Saturday, February 16, 2013

A saga do blaser vermelho

Naquela loja de departamentos, tudo parecia muito entediante.  Entendam a gravidade do negócio: para uma pessoa consumista, estar numa loja de departamentos e passar mais de 10 minutos sem deparar com uma peça que faça seus olhinhos brilharem é no mínimo intrigante. Mas ali, tudo parecia mais do mesmo, e ela apenas buscava comprar algo de extrema necessidade. Queria um blaser. Era meio frio no trabalho, queria algo prático, pra usar só no ambiente de trabalho e tirar tão logo saísse. O blaser seria perfeito. Mas justo agora esse danado tinha de ser a moda da moda da moda, bombando por aí com cores exóticas e estampas fechação?

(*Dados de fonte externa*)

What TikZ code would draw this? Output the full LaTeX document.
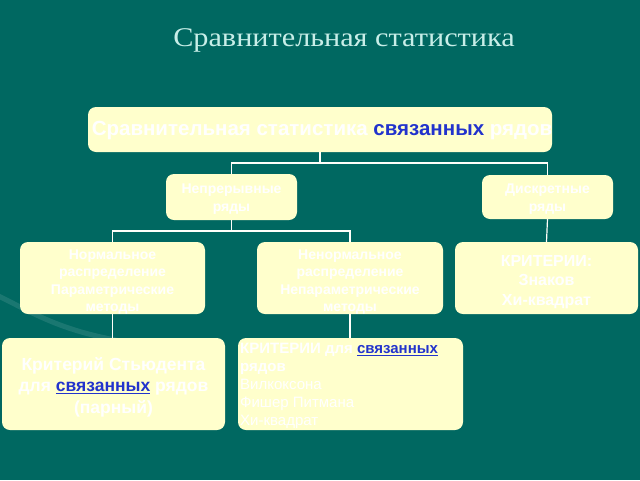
\documentclass[tikz,border=0pt]{standalone}
\usepackage{fontspec}
\setmainfont{Liberation Serif}
\setsansfont{Liberation Sans}
\definecolor{bgteal}{HTML}{006861}
\definecolor{boxfill}{HTML}{FFFFCC}
\definecolor{titlecol}{HTML}{C8EEE8}
\definecolor{linkblue}{HTML}{2233CC}
\newcommand{\lnk}[1]{\textcolor{linkblue}{#1}}
\newcommand{\lnku}[1]{\textcolor{linkblue}{\underline{#1}}}
\begin{document}
\begin{tikzpicture}[x=1pt,y=-1pt,
  box/.style={draw=none,fill=boxfill,rounded corners=8pt},
  btxt/.style={text=white,inner sep=0pt,align=center},
  conn/.style={draw=white!90!boxfill,line width=1.2pt}]
\fill[bgteal] (0,0) rectangle (640,480);
\useasboundingbox (0,0) rectangle (640,480);
% faint decorative curve
\draw[white,opacity=0.10,line width=5pt] (-10,292) .. controls (30,310) and (60,335) .. (150,345);

\node[font=\fontsize{27}{30}\selectfont,text=titlecol] (title) at (344,40) {\scalebox{1.12}[1]{Сравнительная статистика}};

\path[box] (88,107) rectangle (552,152);
\node[btxt,font=\sffamily\bfseries\fontsize{20.5}{23}\selectfont] (top) at (322,130) {Сравнительная статистика \lnk{связанных} рядов};
\coordinate (topb) at (320,152);

\path[box] (166,174) rectangle (297,220);
\node[btxt,font=\sffamily\bfseries\fontsize{14}{18}\selectfont] (cont) at (231.5,199) {Непрерывные\\ряды};
\coordinate (contt) at (231.5,174); \coordinate (contb) at (231.5,220);

\path[box] (482,175) rectangle (613,219);
\node[btxt,font=\sffamily\bfseries\fontsize{14}{18}\selectfont] (disc) at (547.5,199) {Дискретные\\ряды};
\coordinate (disct) at (547.5,175); \coordinate (discb) at (547.5,219);

\path[box] (20,242) rectangle (205,314);
\node[btxt,font=\sffamily\bfseries\fontsize{14}{17.5}\selectfont] (norm) at (112.5,282) {Нормальное\\распределение\\Параметрические\\методы};
\coordinate (normt) at (112.5,242); \coordinate (normb) at (112.5,314);

\path[box] (257,242) rectangle (443,314);
\node[btxt,font=\sffamily\bfseries\fontsize{14}{17.5}\selectfont] (nonn) at (350,282) {Ненормальное\\распределение\\Непараметрические\\методы};
\coordinate (nonnt) at (350,242); \coordinate (nonnb) at (350,314);

\path[box] (455,242) rectangle (638,314);
\node[btxt,font=\sffamily\bfseries\fontsize{16}{19.5}\selectfont] (crit) at (546.5,282) {КРИТЕРИИ:\\Знаков\\Хи-квадрат};
\coordinate (critt) at (546.5,242);

\path[box] (2,338) rectangle (225,430);
\node[btxt,font=\sffamily\bfseries\fontsize{17.5}{21.5}\selectfont] (stud) at (113.5,387) {Критерий Стьюдента\\для \lnku{связанных} рядов\\(парный)};
\coordinate (studt) at (112.5,338);

\path[box] (238,338) rectangle (463,430);
\node[btxt,font=\sffamily\fontsize{15}{18}\selectfont,align=left,anchor=west] (crit2) at (240,386) {\textbf{КРИТЕРИИ для \lnku{связанных}}\\\textbf{рядов}\\Вилкоксона\\Фишер Питмана\\Хи-квадрат};
\coordinate (crit2t) at (350,338);

% connectors
\draw[conn] (topb) -- (320,163);
\draw[conn] (contt) |- (320,163) -| (disct);
\draw[conn] (contb) -- (231.5,231);
\draw[conn] (normt) |- (231.5,231) -| (nonnt);
\draw[conn] (discb) -- (critt);
\draw[conn] (normb) -- (studt);
\draw[conn] (nonnb) -- (crit2t);
\end{tikzpicture}
\end{document}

Enquanto se deparava com preços bizarros e acabamentos marromenos, deparou-se com uma arara cheia de remarcações. Havia quatro deles, um de poá e três vermelhos. Pegou primeiro o de poá, olhou o tamanho, era 48. Claro, por que haveriam de vender um blaser tão lindo por um preço de apenas dois dígitos? Olhou para os três vermelhos, já entediada. O primeiro era 48, o segundo era 48 e o terceiro... uma cidadã apareceu do nada e o tirou da arara. Ela pensou em voz alta: será que haveria algum tamanho 38? E a cidadã respondeu-lhe com ar de vitoriosa: "É exatamente este aqui". E foi embora com o blaser vermelho, lindo, bem-cortado, barato e...38.

Olhou enfurecida para a cidadã partindo com "seu" blaser. Maldisse a vida por não ter olhado a arara de trás pra frente e ter visto o 38 primeiro. Desejou que o danado não coubesse na intrometida, mas tudo em vão... a raiva não passava. Olhou para ela, flanando pela lojinha com o blaser vermelho na mão: a infeliz além de tudo era magra! Então sua mãe teve uma ideia brilhante: "Vamos segui-la até o provador, vai que não cabe nela". Desconsiderou, achou humilhante. Pegou suas humildes pecinhas - nada que fizesse seus olhos brilharem - e foi ao provador, consumida de mágoa. Até que ela percebe que a cidadã do blaser está na cabine ao lado. Provou tudo que tinha de provar, saiu e ficou à porta do provador, à espreita. Viu até quando a cidadã do blaser saiu da cabine e o mostrou à amiga: percebeu que ficou horroroso nela, que o comprimento da manga tava curtíssimo (o famoso "coronha") e que ela definitivamente não sabia usar aquele tipo de peça. Esperou até o último segundo, a infeliz praticamente criara raiz no provador.

Até que saiu com o blaser na mão e, em vez se seguir pro caixa, voltou para o setor. Ela não teve dúvida, seguiu a cidadã. A baranga entregou o blaser para a vendedora, que saiu pela loja com a peça na mão. Não havia dúvida, era hora de seguir a vendedora: abordou-a e perguntou do blaser, a vendedora disse-lhe que pertencia a uma cliente, mas que talvez a cliente não o levasse. Então havia uma ponta de esperança. Fez cera pela loja, circulou, circulou, abordou a vendedora novamente: nada nada. Segundo a vendedora, a incoveniente da cidadã ainda iria provar para decidir se levaria.

Foi então que ela percebeu: essa horrorosa estava lhe trollando. Percebera seu interesse pela peça e estava fazendo tortura psicológica. E que tortura! Do tipo que não se faz com consumista alguma. Da maior falta de humanidade. Foi então que desabafou com a vendedora: a feia de plantão não iria provar coisalguma, já tinha fixado residência no provador, e que sua paciência se esgotara. E dirigiu-se ao caixa. Mas não sem antes olhar para a cidadã, listar todos os seus "defeitos estéticos" mentalmente e desejar que o blaser ficasse muito, mas muito feio nela.

Pronto, ficou leve! Numa hora dessas, saber que há gente mais feia que você nesse mundo e, acima de tudo, praguejá-la, deixa qualquer mortal, por mais cristão que seja, mais leve.